Politics & Policy

The Wal-Mart Employment Effect

The retailer is dynamic enough to create jobs during recessions.

The U.S. economy entered its fifth year of expansion in November, with non-farm payroll employment, a broad economic indicator, having expanded by 4.5 million jobs (3.4 percent) since bottoming in May 2003. Wal-Mart, meanwhile, the nation’s largest private employer, has been creating new jobs at a much higher rate. Data obtained from Wal-Mart show the retail giant expanding employment by 15 percent in the same two-and-a-half-year period.

That’s only part of the incredible success story being told by the Arkansas-based retailer. The Wal-Mart employment effect, rarely examined by economists, is so strong that it is counter-cyclical.

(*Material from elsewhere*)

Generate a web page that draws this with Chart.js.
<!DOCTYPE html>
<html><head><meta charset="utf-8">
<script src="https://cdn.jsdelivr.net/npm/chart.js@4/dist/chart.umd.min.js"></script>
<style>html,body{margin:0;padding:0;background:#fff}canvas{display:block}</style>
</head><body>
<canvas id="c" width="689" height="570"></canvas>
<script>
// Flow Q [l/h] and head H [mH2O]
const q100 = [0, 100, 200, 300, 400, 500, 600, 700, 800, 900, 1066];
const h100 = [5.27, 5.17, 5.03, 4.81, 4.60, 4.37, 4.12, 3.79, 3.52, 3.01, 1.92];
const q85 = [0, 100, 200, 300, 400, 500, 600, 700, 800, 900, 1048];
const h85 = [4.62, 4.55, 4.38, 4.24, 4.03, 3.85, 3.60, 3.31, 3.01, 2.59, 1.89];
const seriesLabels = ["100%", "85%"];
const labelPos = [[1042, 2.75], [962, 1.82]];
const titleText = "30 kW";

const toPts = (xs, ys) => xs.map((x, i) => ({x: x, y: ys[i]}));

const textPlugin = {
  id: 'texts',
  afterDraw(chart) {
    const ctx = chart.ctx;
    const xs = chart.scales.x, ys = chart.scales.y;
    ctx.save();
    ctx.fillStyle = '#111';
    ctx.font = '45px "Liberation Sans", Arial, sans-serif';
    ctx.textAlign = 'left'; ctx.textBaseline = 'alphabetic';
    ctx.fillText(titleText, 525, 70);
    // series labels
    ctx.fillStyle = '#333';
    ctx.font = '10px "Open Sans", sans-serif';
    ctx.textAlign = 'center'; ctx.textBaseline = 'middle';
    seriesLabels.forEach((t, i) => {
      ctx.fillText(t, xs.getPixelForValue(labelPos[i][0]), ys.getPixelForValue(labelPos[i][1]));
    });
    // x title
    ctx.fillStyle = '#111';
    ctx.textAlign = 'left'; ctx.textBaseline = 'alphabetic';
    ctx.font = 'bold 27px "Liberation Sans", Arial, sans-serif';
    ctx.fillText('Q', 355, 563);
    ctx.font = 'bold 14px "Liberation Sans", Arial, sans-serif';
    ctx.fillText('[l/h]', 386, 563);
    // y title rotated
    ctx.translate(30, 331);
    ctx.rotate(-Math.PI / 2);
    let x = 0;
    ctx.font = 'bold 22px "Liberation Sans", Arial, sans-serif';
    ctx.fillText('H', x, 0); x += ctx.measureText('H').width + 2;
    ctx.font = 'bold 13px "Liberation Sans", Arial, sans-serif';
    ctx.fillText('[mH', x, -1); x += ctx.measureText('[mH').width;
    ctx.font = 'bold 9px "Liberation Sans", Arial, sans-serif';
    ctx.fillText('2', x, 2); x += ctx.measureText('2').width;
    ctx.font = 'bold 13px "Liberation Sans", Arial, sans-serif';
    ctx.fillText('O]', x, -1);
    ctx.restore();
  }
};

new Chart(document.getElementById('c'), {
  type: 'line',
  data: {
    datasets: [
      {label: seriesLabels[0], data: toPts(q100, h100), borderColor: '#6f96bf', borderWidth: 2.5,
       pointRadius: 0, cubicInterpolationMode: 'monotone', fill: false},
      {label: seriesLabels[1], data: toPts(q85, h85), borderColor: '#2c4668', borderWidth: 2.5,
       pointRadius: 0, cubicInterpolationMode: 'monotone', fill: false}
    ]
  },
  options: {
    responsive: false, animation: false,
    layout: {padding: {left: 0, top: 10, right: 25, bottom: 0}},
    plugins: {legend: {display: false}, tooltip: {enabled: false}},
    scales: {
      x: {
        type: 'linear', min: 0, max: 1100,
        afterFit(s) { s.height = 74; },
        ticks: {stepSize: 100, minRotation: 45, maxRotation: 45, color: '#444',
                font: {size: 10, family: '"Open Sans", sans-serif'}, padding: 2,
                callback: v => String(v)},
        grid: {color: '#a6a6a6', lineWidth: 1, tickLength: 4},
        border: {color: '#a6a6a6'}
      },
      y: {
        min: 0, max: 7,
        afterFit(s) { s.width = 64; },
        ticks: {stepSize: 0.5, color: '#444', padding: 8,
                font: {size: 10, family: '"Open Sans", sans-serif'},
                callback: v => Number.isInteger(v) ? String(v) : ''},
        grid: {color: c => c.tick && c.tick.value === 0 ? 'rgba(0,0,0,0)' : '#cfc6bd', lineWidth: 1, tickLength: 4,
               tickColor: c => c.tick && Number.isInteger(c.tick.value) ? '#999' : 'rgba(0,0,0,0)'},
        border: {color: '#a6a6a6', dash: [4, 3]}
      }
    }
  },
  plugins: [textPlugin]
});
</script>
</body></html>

In other words, the retailer has created new jobs in every recession since it went public in 1971, according to annual reports and monthly employment data. Few publicly traded companies can make such a claim.

Aggregate payroll employment grows in expansions and declines in contractions. For example, employment during the 2001 recession, following the postwar pattern, declined nationwide by 1.6 million jobs (1.2 percent). These job losses were concentrated in goods-producing industry sectors (e.g., manufacturing, construction, natural resources, mining) dominated by industrial firms that lay off workers in periods of recession.

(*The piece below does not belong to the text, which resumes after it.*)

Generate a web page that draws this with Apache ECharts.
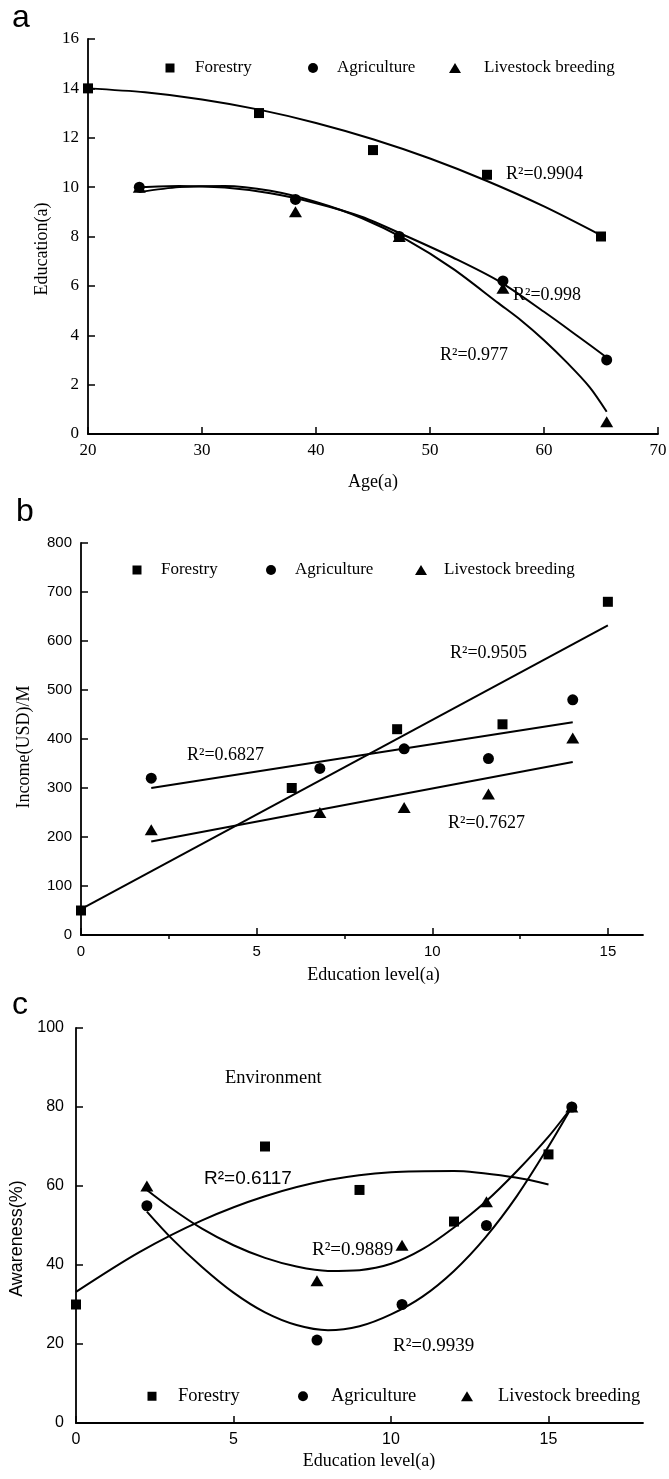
<!DOCTYPE html>
<html>
<head>
<meta charset="utf-8">
<title>Education, income and awareness by sector</title>
<script src="https://cdn.jsdelivr.net/npm/echarts@6/dist/echarts.min.js"></script>
<style>
  html, body { margin: 0; padding: 0; background: #fff; }
  #main { width: 669px; height: 1479px; }
</style>
</head>
<body>
<div id="main"></div>
<script>
// ---- panel a: education vs age ----
const aForestryAge = [20, 35, 45, 55, 65]
const aForestryEdu = [14, 13, 11.5, 10.5, 8]
const aFarmAge = [24.5, 38.2, 47.3, 56.4, 65.5] // agriculture and livestock share ages
const aAgriEdu = [10, 9.5, 8, 6.2, 3]
const aLivestockEdu = [10, 9, 8, 5.9, 0.5]
// fitted curves
const aFitForestryAge = [20, 25, 30, 35, 40, 45, 50, 55, 60, 65]
const aFitForestryEdu = [14.0, 13.84, 13.55, 13.14, 12.6, 11.94, 11.16, 10.25, 9.22, 8.05]
const aFitAgriAge = [24.5, 28, 32, 36, 40, 44, 48, 52, 56, 60, 63, 65.5]
const aFitAgriEdu = [10.0, 10.05, 9.98, 9.75, 9.35, 8.8, 8.0, 7.15, 6.2, 4.95, 3.95, 3.1]
const aFitLivestockAge = [24.5, 28, 32, 36, 40, 44, 48, 52, 56, 58, 60, 62, 64, 65.5]
const aFitLivestockEdu = [9.8, 10.0, 10.05, 9.85, 9.4, 8.75, 7.85, 6.7, 5.3, 4.6, 3.8, 2.9, 1.9, 0.9]

// ---- panel b: income vs education ----
const bForestryEdu = [0, 6, 9, 12, 15]
const bForestryIncome = [50, 300, 420, 430, 680]
const bFarmEdu = [2, 6.8, 9.2, 11.6, 14]
const bAgriIncome = [320, 340, 380, 360, 480]
const bLivestockIncome = [215, 250, 260, 288, 402]
const bFitForestryEdu = [0, 15]
const bFitForestryIncome = [53, 632]
const bFitFarmEdu = [2, 14]
const bFitAgriIncome = [300, 434]
const bFitLivestockIncome = [191, 353]

// ---- panel c: awareness vs education ----
const cForestryEdu = [0, 6, 9, 12, 15]
const cForestryAware = [30, 70, 59, 51, 68]
const cFarmEdu = [2.25, 7.65, 10.35, 13.03, 15.74]
const cAgriAware = [55, 21, 30, 50, 80]
const cLivestockAware = [60, 36, 45, 56, 80]
const cFitForestryEdu = [0, 2, 4, 6, 8, 10, 12, 14, 15]
const cFitForestryAware = [33.2, 43.2, 51.3, 57.4, 61.5, 63.5, 63.8, 62.1, 60.4]
const cFitFarmEdu = [2.25, 3, 4, 5, 6, 7, 8, 9, 10, 11, 12, 13, 14, 15, 15.74]
const cFitAgriAware = [53.5, 47, 39.5, 33, 28, 24.8, 23.5, 24.5, 27.5, 32, 38.5, 47, 57.5, 70, 80]
const cFitLivestockAware = [59, 54.5, 49.2, 45, 41.8, 39.6, 38.5, 38.7, 40.3, 44, 49.5, 56, 63.8, 72.5, 80]

// tick labels
const bEduTicks = [0, 5, 10, 15]
const bEduMinorTicks = [2.5, 7.5, 12.5]
const cEduTicks = [0, 5, 10, 15]

const sectors = ['Forestry', 'Agriculture', 'Livestock breeding']

const INK = '#000'
const SERIF = 'Liberation Serif'
const SANS = 'Liberation Sans'

function zip (xs, ys) {
  return xs.map((x, i) => [x, ys[i]])
}

function points (name, grid, xs, ys, symbol, size) {
  return {
    name: name,
    type: 'scatter',
    xAxisIndex: grid,
    yAxisIndex: grid,
    symbol: symbol,
    symbolSize: size,
    itemStyle: { color: INK, opacity: 1 },
    z: 3,
    data: zip(xs, ys)
  }
}

function fit (name, grid, xs, ys, smooth) {
  return {
    name: name,
    type: 'line',
    xAxisIndex: grid,
    yAxisIndex: grid,
    smooth: smooth,
    symbol: 'none',
    lineStyle: { color: INK, width: 2 },
    z: 2,
    data: zip(xs, ys)
  }
}

function axis (grid, min, max, interval, family, size, margin, name, nameGap, namePad, nameFamily) {
  return {
    gridIndex: grid,
    type: 'value',
    min: min,
    max: max,
    interval: interval,
    axisLine: { show: true, onZero: false, lineStyle: { color: INK, width: 1.8 } },
    axisTick: { show: true, inside: true, length: 7, lineStyle: { color: INK, width: 1.5 } },
    axisLabel: { color: INK, fontFamily: family, fontSize: size, margin: margin },
    splitLine: { show: false },
    name: name,
    nameLocation: 'middle',
    nameGap: nameGap,
    nameTextStyle: { color: INK, fontFamily: nameFamily, fontSize: 18, padding: namePad }
  }
}

// one legend entry per item, placed where the figure has it
function legendAt (name, cx, cy, textX, w, h, size) {
  return {
    data: [name],
    left: cx - w / 2,
    top: cy - size / 2,
    padding: 0,
    itemWidth: w,
    itemHeight: h,
    selectedMode: false,
    itemStyle: { opacity: 1 },
    textStyle: {
      color: INK,
      fontFamily: SERIF,
      fontSize: size,
      padding: [0, 0, 0, textX - (cx + w / 2 + 5)]
    }
  }
}

function note (text, x, y, size, family) {
  return {
    type: 'text',
    x: x,
    y: y,
    style: { text: text, fill: INK, fontFamily: family, fontSize: size, align: 'left', verticalAlign: 'middle' }
  }
}

const xB = axis(1, 0, 16, 5, SANS, 15, 9, 'Education level(a)', 31, [0, 0, 0, 23], SERIF)
xB.axisLabel.customValues = bEduTicks
xB.axisTick.customValues = bEduTicks
const xC = axis(2, 0, 18, 5, SANS, 16, 9, 'Education level(a)', 29, [0, 0, 0, 19], SERIF)
xC.axisLabel.customValues = cEduTicks
xC.axisTick.customValues = cEduTicks

const option = {
  animation: false,
  backgroundColor: '#fff',
  grid: [
    { left: 88, top: 39, width: 570, height: 395, outerBoundsMode: 'none' },
    { left: 81, top: 543, width: 562, height: 392, outerBoundsMode: 'none' },
    { left: 76, top: 1028, width: 567, height: 395, outerBoundsMode: 'none' }
  ],
  xAxis: [
    axis(0, 20, 70, 10, SERIF, 17, 8, 'Age(a)', 39, [0, 0, 0, 0], SERIF),
    xB,
    xC,
    {
      // minor ticks of panel b
      gridIndex: 1,
      type: 'value',
      min: 0,
      max: 16,
      axisLine: { show: false },
      axisTick: { show: true, inside: true, length: 4, customValues: bEduMinorTicks, lineStyle: { color: INK, width: 1.5 } },
      axisLabel: { show: false },
      splitLine: { show: false }
    }
  ],
  yAxis: [
    axis(0, 0, 16, 2, SERIF, 17, 9, 'Education(a)', 36, [0, 25, 0, 0], SERIF),
    axis(1, 0, 800, 100, SANS, 15, 9, 'Income(USD)/M', 48, [0, 16, 0, 0], SERIF),
    axis(2, 0, 100, 20, SANS, 16, 12, 'Awareness(%)', 48, [0, 26, 0, 0], SANS)
  ],
  legend: [
    legendAt(sectors[0], 170, 68, 195, 9, 9, 17),
    legendAt(sectors[1], 313, 68, 337, 10, 10, 17),
    legendAt(sectors[2], 455, 68, 484, 12, 10, 17),
    legendAt(sectors[0], 137, 570, 161, 9, 9, 17),
    legendAt(sectors[1], 271, 570, 295, 10, 10, 17),
    legendAt(sectors[2], 421, 570, 444, 12, 10, 17),
    legendAt(sectors[0], 152, 1396, 178, 9, 9, 18.5),
    legendAt(sectors[1], 303, 1396, 331, 10, 10, 18.5),
    legendAt(sectors[2], 467, 1396, 498, 12, 10, 18.5)
  ],
  graphic: [
    note('a', 12, 18, 32, SANS),
    note('b', 16, 512, 32, SANS),
    note('c', 12, 1005, 32, SANS),
    note('R²=0.9904', 506, 174, 18, SERIF),
    note('R²=0.998', 513, 295, 18, SERIF),
    note('R²=0.977', 440, 355, 18, SERIF),
    note('R²=0.9505', 450, 653, 18, SERIF),
    note('R²=0.6827', 187, 755, 18, SERIF),
    note('R²=0.7627', 448, 823, 18, SERIF),
    note('Environment', 225, 1078, 18.5, SERIF),
    note('R²=0.6117', 204, 1179, 19, SANS),
    note('R²=0.9889', 312, 1250, 19, SERIF),
    note('R²=0.9939', 393, 1346, 19, SERIF)
  ],
  series: [
    fit('Forestry fit a', 0, aFitForestryAge, aFitForestryEdu, 0.3),
    fit('Agriculture fit a', 0, aFitAgriAge, aFitAgriEdu, 0.3),
    fit('Livestock fit a', 0, aFitLivestockAge, aFitLivestockEdu, 0.3),
    points(sectors[0], 0, aForestryAge, aForestryEdu, 'rect', 10),
    points(sectors[1], 0, aFarmAge, aAgriEdu, 'circle', 11),
    points(sectors[2], 0, aFarmAge, aLivestockEdu, 'triangle', [13, 11]),

    fit('Forestry fit b', 1, bFitForestryEdu, bFitForestryIncome, false),
    fit('Agriculture fit b', 1, bFitFarmEdu, bFitAgriIncome, false),
    fit('Livestock fit b', 1, bFitFarmEdu, bFitLivestockIncome, false),
    points(sectors[0], 1, bForestryEdu, bForestryIncome, 'rect', 10),
    points(sectors[1], 1, bFarmEdu, bAgriIncome, 'circle', 11),
    points(sectors[2], 1, bFarmEdu, bLivestockIncome, 'triangle', [13, 11]),

    fit('Forestry fit c', 2, cFitForestryEdu, cFitForestryAware, 0.3),
    fit('Agriculture fit c', 2, cFitFarmEdu, cFitAgriAware, 0.3),
    fit('Livestock fit c', 2, cFitFarmEdu, cFitLivestockAware, 0.3),
    points(sectors[0], 2, cForestryEdu, cForestryAware, 'rect', 10),
    points(sectors[1], 2, cFarmEdu, cAgriAware, 'circle', 11),
    points(sectors[2], 2, cFarmEdu, cLivestockAware, 'triangle', [13, 11])
  ]
}

const myChart = echarts.init(document.getElementById('main'))
myChart.setOption(option)
</script>
</body>
</html>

Wal-Mart, by contrast, expanded its U.S. workforce by nearly 110,000, or 12 percent, during the eight-month 2001 recession. This employment effect was so powerful that the Fayetteville-Springdale-Rogers section of northwest Arkansas was one of only a handful of nationwide metropolitan statistical areas (MSAs) to record net job growth in the 2001 recession, according to U.S. Bureau of Labor Statistics data. Wal-Mart’s corporate headquarters and many of the firm’s suppliers are situated in this Arkansas MSA.

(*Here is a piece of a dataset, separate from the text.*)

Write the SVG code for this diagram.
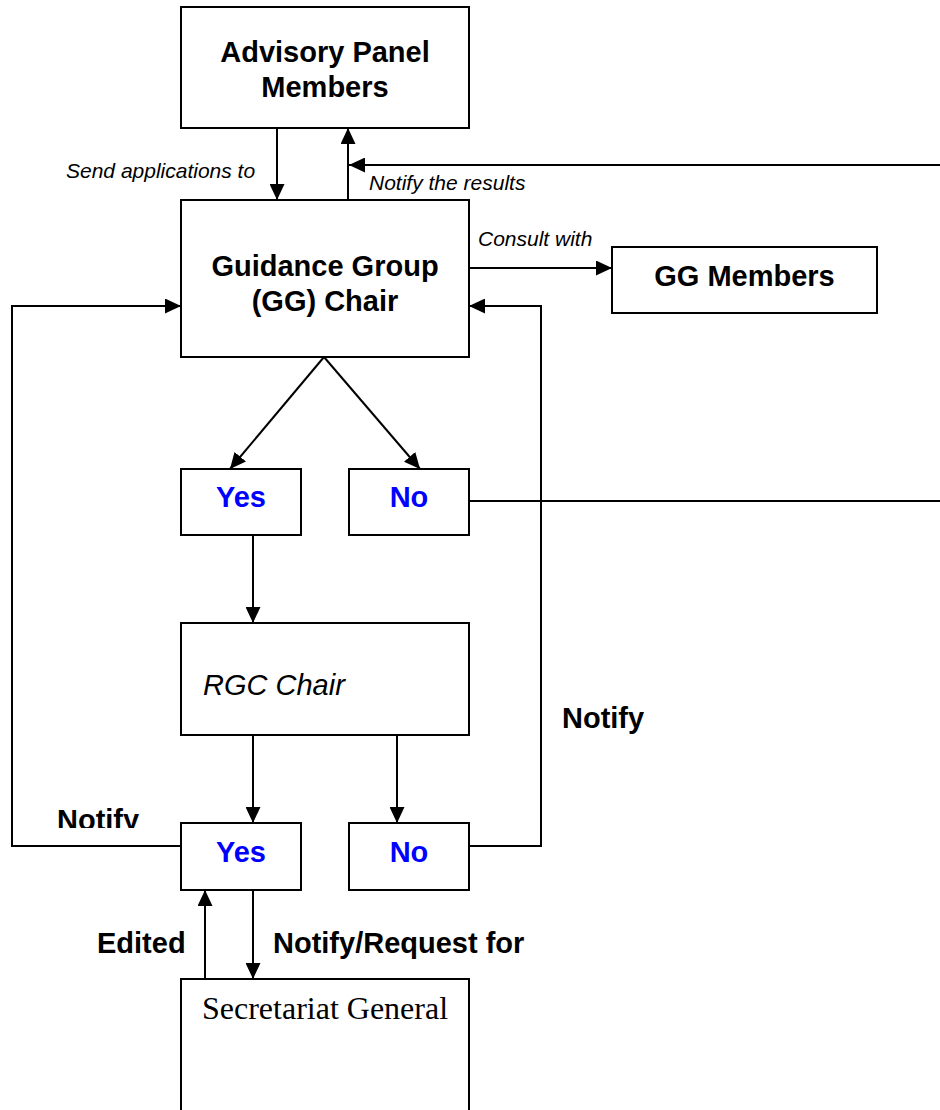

Wal-Mart’s long-term employment chart shows an upward trend overall, with the low-cost retailer growing from 2,300 employees in 1971 to 1.5 million in early 2005, according to annual reports. But the company has shown a unique ability to grow its jobs base while the nation as a whole has struggled. According to the National Bureau of Economic Research in Cambridge, Mass., recessions occurred in 1973-75, 1980, 1981-82, and 1990-91. Now view Wal-Mart’s jobs performance across these periods: There were 3,500 Wal-Mart employees in fiscal year 1973, 4,400 in 1974, 5,900 in 1975, 7,500 in 1976, 21,000 in 1980, 27,000 in 1981, 41,000 in 1982, 46,000 in 1983, 275,000 in 1990, and 328,000 in 1991.

Wal-Mart employment covers service-producing industry sectors such as retail trade, transportation and warehousing, and professional and business services, and it’s important to point out that new jobs created in these sectors have reduced the cyclical volatility of employment declines in recent recessions. Aggregate payroll employment fell 1.1 percent in 1990-91 and 1.2 percent in 2001 versus a larger average decline in ten postwar recessions. Goods-producing employment contracted 3 percent in 1990-91 and 4.9 percent in 2001. However, services fell only 0.3 percent in 1990-91 and 0.4 percent in 2001.

It’s not known whether or not Wal-Mart’s employment practices have contributed to this reduction in business fluctuation as the U.S. evolves from a goods-producing economy to a services-producing one. But this point is clear: A corporation that adds new jobs in periods of recession, while many others are laying off workers, is good for the U.S. economy.

Greg Kaza is executive director of the Arkansas Policy Foundation, an economic research organization based in Little Rock.